God, you go before me into places I am afraid to enter. The walls in front of me feel permanent — but you have broken through worse than this. Give me the courage to keep moving forward, trusting that you have already cleared what I cannot yet see. Amen.

Reflection

God sent this promise to a man who didn't worship him — a pagan king who wouldn't have known this message existed. And yet God says: I will go before you. That should knock our tidy categories sideways. We tend to assume God moves primarily through the devoted, the spiritually consistent, the properly submitted. But here he's working through an outsider to accomplish something his own people had prayed for through generations of exile. The obstacles — bronze gates, iron bars — were real and solid. And God was already past them before Cyrus took a single step. Whatever feels immovable in your life right now — the conversation you've been dreading for months, the financial wall you can't see over, the door that seems rusted shut from the inside — this verse asks you to sit with one slow, uncomfortable claim: God is already ahead of you. Not standing back, watching to see how you handle it. Already there. Already working. That doesn't mean you do nothing; Cyrus still had to march. But the road was being cleared before his boots hit the ground. You might be closer to the other side of your obstacle than the obstacle itself makes it appear.

Discussion Questions

1

What surprises you about God making this promise to Cyrus — an outsider who didn't worship him?
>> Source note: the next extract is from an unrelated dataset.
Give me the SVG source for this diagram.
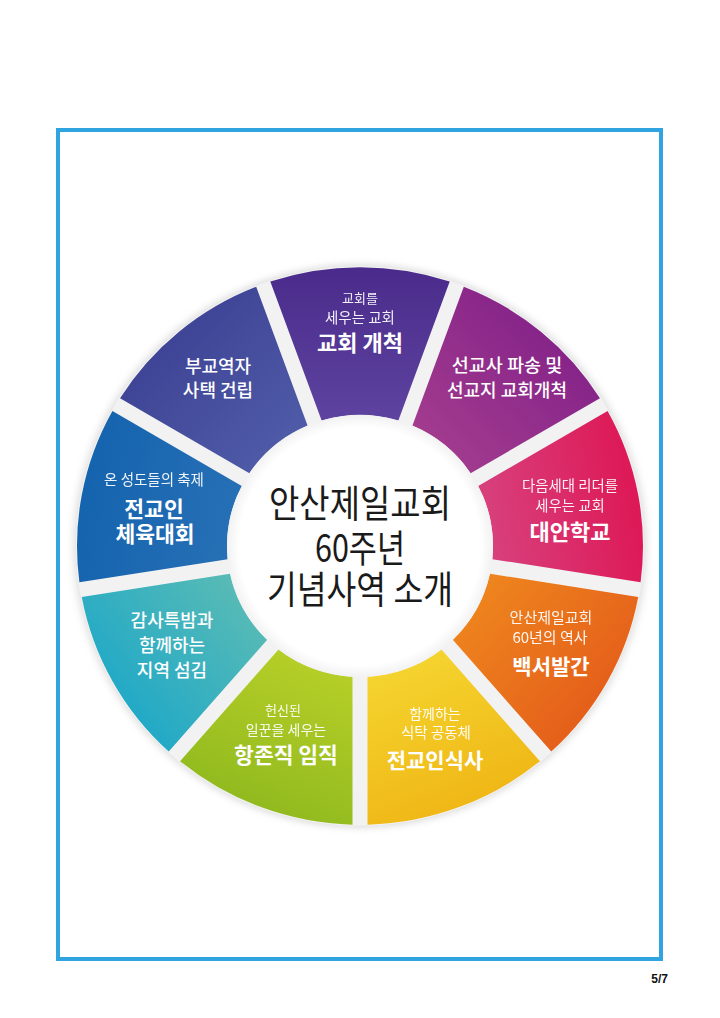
<svg xmlns="http://www.w3.org/2000/svg" width="720" height="1018" viewBox="0 0 720 1018">
<style>
.lbl{font-family:"Noto Sans CJK KR","Noto Sans",sans-serif;fill:#fff;text-anchor:middle}
.sm{font-weight:400;opacity:.93}
.md{font-weight:500}
.bd{font-weight:700}
.ctr{font-family:"Noto Sans CJK KR","Noto Sans",sans-serif;font-weight:400;font-size:38px;fill:#1a1a1a;text-anchor:middle}
</style>
<defs>
<filter id="blur" x="-10%" y="-10%" width="120%" height="120%"><feGaussianBlur stdDeviation="4"/></filter>
<radialGradient id="disc" cx="0" cy="0" r="134" gradientUnits="userSpaceOnUse">
<stop offset="0" stop-color="#ffffff"/><stop offset="0.9" stop-color="#ffffff"/><stop offset="1" stop-color="#f1f1f1"/>
</radialGradient>
<linearGradient id="g1" x1=".5" y1="1" x2=".5" y2="0"><stop offset="0" stop-color="#5e43a0"/><stop offset="1" stop-color="#4a2b8b"/></linearGradient>
<linearGradient id="g2" x1="0" y1="1" x2="1" y2="0"><stop offset="0" stop-color="#a8408f"/><stop offset="1" stop-color="#7a1a87"/></linearGradient>
<linearGradient id="g3" x1="0" y1=".6" x2="1" y2=".4"><stop offset="0" stop-color="#d7427e"/><stop offset="1" stop-color="#de1654"/></linearGradient>
<linearGradient id="g4" x1="0" y1="0" x2="1" y2=".8"><stop offset="0" stop-color="#f08c1e"/><stop offset="1" stop-color="#e2561a"/></linearGradient>
<linearGradient id="g5" x1=".2" y1="0" x2=".6" y2="1"><stop offset="0" stop-color="#f5d630"/><stop offset="1" stop-color="#efb414"/></linearGradient>
<linearGradient id="g6" x1=".8" y1="0" x2=".4" y2="1"><stop offset="0" stop-color="#b9d028"/><stop offset="1" stop-color="#8db81e"/></linearGradient>
<linearGradient id="g7" x1="1" y1="0" x2="0" y2=".8"><stop offset="0" stop-color="#62beb2"/><stop offset="1" stop-color="#15a5cb"/></linearGradient>
<linearGradient id="g8" x1="1" y1=".6" x2="0" y2=".4"><stop offset="0" stop-color="#2770b6"/><stop offset="1" stop-color="#1463ae"/></linearGradient>
<linearGradient id="g9" x1="1" y1="1" x2="0" y2="0"><stop offset="0" stop-color="#5260ab"/><stop offset="1" stop-color="#383a8e"/></linearGradient>
</defs>
<rect width="720" height="1018" fill="#ffffff"/>
<rect id="frame" x="58" y="130" width="603" height="829" fill="none" stroke="#2fa4e0" stroke-width="4"/>
<g id="wheel" transform="translate(360,546) scale(1,0.985)">
<circle r="286" fill="#dcdcdc" filter="url(#blur)"/>
<circle r="284" fill="#f2f2f2"/>
<g id="seg-church-planting"><path d="M -89.71 -268.41 A 283 283 0 0 1 89.71 -268.41 L 38.37 -127.35 A 133 133 0 0 0 -38.37 -127.35 Z" fill="url(#g1)"/></g>
<g id="seg-mission"><path d="M 103.81 -263.27 A 283 283 0 0 1 239.95 -150.05 L 110.61 -73.86 A 133 133 0 0 0 52.46 -122.21 Z" fill="url(#g2)"/></g>
<g id="seg-school"><path d="M 247.56 -137.12 A 283 283 0 0 1 280.59 36.85 L 132.33 13.36 A 133 133 0 0 0 118.22 -60.93 Z" fill="url(#g3)"/></g>
<g id="seg-whitepaper"><path d="M 278.24 51.66 A 283 283 0 0 1 191.26 208.59 L 92.78 95.30 A 133 133 0 0 0 129.98 28.18 Z" fill="url(#g4)"/></g>
<g id="seg-meal"><path d="M 179.94 218.43 A 283 283 0 0 1 7.50 282.90 L 7.50 132.79 A 133 133 0 0 0 81.46 105.14 Z" fill="url(#g5)"/></g>
<g id="seg-ordination"><path d="M -179.94 218.43 A 283 283 0 0 0 -7.50 282.90 L -7.50 132.79 A 133 133 0 0 1 -81.46 105.14 Z" fill="url(#g6)"/></g>
<g id="seg-service"><path d="M -278.24 51.66 A 283 283 0 0 0 -191.26 208.59 L -92.78 95.30 A 133 133 0 0 1 -129.98 28.18 Z" fill="url(#g7)"/></g>
<g id="seg-sports"><path d="M -247.56 -137.12 A 283 283 0 0 0 -280.59 36.85 L -132.33 13.36 A 133 133 0 0 1 -118.22 -60.93 Z" fill="url(#g8)"/></g>
<g id="seg-housing"><path d="M -103.81 -263.27 A 283 283 0 0 0 -239.95 -150.05 L -110.61 -73.86 A 133 133 0 0 1 -52.46 -122.21 Z" fill="url(#g9)"/></g>
<circle id="center-disc" r="133" fill="url(#disc)"/>
</g>
<g id="connectors"/>
<g id="center-label">
<text class="ctr" x="360" y="517" textLength="182" lengthAdjust="spacingAndGlyphs">안산제일교회</text>
<text class="ctr" x="360" y="562" textLength="90" lengthAdjust="spacingAndGlyphs">60주년</text>
<text class="ctr" x="360" y="603" textLength="186" lengthAdjust="spacingAndGlyphs">기념사역 소개</text>
</g>
<g id="label-church-planting">
<text class="lbl sm" x="360" y="303" font-size="13">교회를</text>
<text class="lbl sm" x="360" y="323" font-size="14.5">세우는 교회</text>
<text class="lbl bd" x="360" y="351" font-size="22">교회 개척</text>
</g>
<g id="label-mission">
<text class="lbl md" x="507" y="372" font-size="18.5">선교사 파송 및</text>
<text class="lbl md" x="507" y="397" font-size="18">선교지 교회개척</text>
</g>
<g id="label-school">
<text class="lbl sm" x="570" y="491" font-size="14.4">다음세대 리더를</text>
<text class="lbl sm" x="570" y="511" font-size="14.4">세우는 교회</text>
<text class="lbl bd" x="570" y="540" font-size="22">대안학교</text>
</g>
<g id="label-whitepaper">
<text class="lbl sm" x="551" y="623" font-size="15">안산제일교회</text>
<text class="lbl sm" x="550" y="643" font-size="15">60년의 역사</text>
<text class="lbl bd" x="551" y="674" font-size="21">백서발간</text>
</g>
<g id="label-meal">
<text class="lbl sm" x="435" y="719" font-size="14">함께하는</text>
<text class="lbl sm" x="436" y="738" font-size="14.5">식탁 공동체</text>
<text class="lbl bd" x="435" y="768" font-size="21">전교인식사</text>
</g>
<g id="label-ordination">
<text class="lbl sm" x="283" y="715" font-size="13">헌신된</text>
<text class="lbl sm" x="286" y="735" font-size="14">일꾼을 세우는</text>
<text class="lbl bd" x="286" y="763" font-size="21.5">항존직 임직</text>
</g>
<g id="label-service">
<text class="lbl md" x="172" y="627" font-size="18">감사특밤과</text>
<text class="lbl md" x="172" y="652" font-size="18">함께하는</text>
<text class="lbl md" x="172" y="677" font-size="18">지역 섬김</text>
</g>
<g id="label-sports">
<text class="lbl sm" x="154" y="485" font-size="14.5">온 성도들의 축제</text>
<text class="lbl bd" x="154" y="517" font-size="21.5">전교인</text>
<text class="lbl bd" x="155" y="542" font-size="21.5">체육대회</text>
</g>
<g id="label-housing">
<text class="lbl md" x="218" y="373" font-size="18">부교역자</text>
<text class="lbl md" x="218" y="397" font-size="18">사택 건립</text>
</g>
<text id="page-number" x="668" y="983" font-family="Liberation Sans, Arial, sans-serif" font-weight="700" font-size="12" text-anchor="end" fill="#111">5/7</text>
</svg>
What does that tell you about how and through whom God chooses to work?

2

What is the "gate of bronze" in your life right now — the obstacle that feels structural, fixed, and too solid to move?

3

Does the idea that God goes before you change how you emotionally approach a hard situation you're currently facing, or does it feel abstract? Be honest.

4

How might genuinely believing that God has gone ahead of you change the way you talk about your struggles with a friend — less panic, more grounded trust?

5

Is there a step you've been afraid to take because the path looks blocked? What would it mean to take that step this week, trusting that ground has already been cleared?